OPSÌA


coreografia e danza Paola Bianchi
musica Fabrizio Modonese Palumbo
tela Andrea Chiesi
luci Paolo Pollo Rodighiero
parole silenti Ivan Fantini
produzione PinDoc
in collaborazione con AGAR
con il contributo di Mibact e Regione Sicilia


Non ho bisogno di voce, è il corpo che parla, posso fare a meno della voce, è il corpo che canta…
Ivan Fantini 

OPSÌA , parola sparigliata, secondo elemento di parole composte, parola che s’insinua negli interstizi della visione, nelle pieghe. Nella vicinanza dell’azione coreografica lo sguardo si fissa sul corpo, ne segue i contorni, l’alterazione della pelle, il dettaglio, entra nella vibrazione interna per comprenderne il disegno. La vicinanza attiva la sensibilità dello stare, la pelle si fa palcoscenico, si fa tavola su cui la coreografia si espone; lo spazio interno del corpo, i suoi confini dettati dalla pelle diventano spazio esterno, il luogo stesso della sua azione. 
OPSÌA  origina dal libro animanimale di Ivan Fantini e Andrea Chiesi, un doppio racconto per parole e immagini che si sono fissate nel mio corpo e hanno agito sulle forze interne deformandolo. Parole come solchi su cui l’azione s’innesta, luoghi di sosta senza pace per un “umano del genere umano”, esposto.

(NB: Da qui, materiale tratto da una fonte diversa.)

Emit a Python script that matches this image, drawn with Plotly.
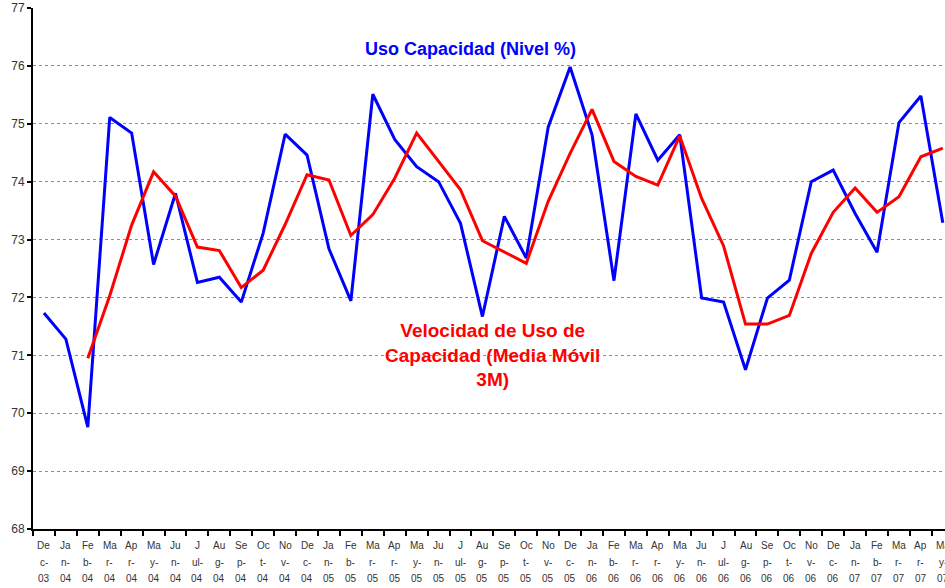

"L’artista parte da una tela di Andrea Chiesi e dal libro animanimale di Ivan Fantini per tradurre l’una come le altre in dei movimenti coreografici, o più materialisticamente in fremiti e coreografie della pelle. In questo senso, se immagini e parole sono definibili come traduzioni dell’interiorità di chi le ha dipinte / scritte, ci troviamo con Opsìa di fronte alla traduzione di una traduzione. Il corpo di Paola Bianchi libera attraverso il corpo quella che è l’essenza della tela di Chiesi e dei ragionamenti di Fantini. Se si volesse concepire anche il saggio che sto scrivendo come un quarto livello di traduzione, potremmo per inciso definire la critica come la “traduzione di una traduzione di una traduzione”, che cerca di cogliere il nocciolo della questione, più spesso senza riuscirci. Il fatto che in questo processo di traduzione dall’immagine e dalla parola al corpo si riesca a cogliere poco dell’originale da cui si era partiti va visto qui come un pregio, più che come un difetto. Il teatro è del resto un’arte della suggestione e della fascinazione misteriosa, in cui non è necessario comprendere tutto per accedere alla bellezza. Inoltre, sono davvero pochi – forse nessuno – i fatti della vita che si capiscono per davvero. L’arte bella di cui Opsìa è un esempio non fa che intensificare il mistero incomprensibile dell’esistenza."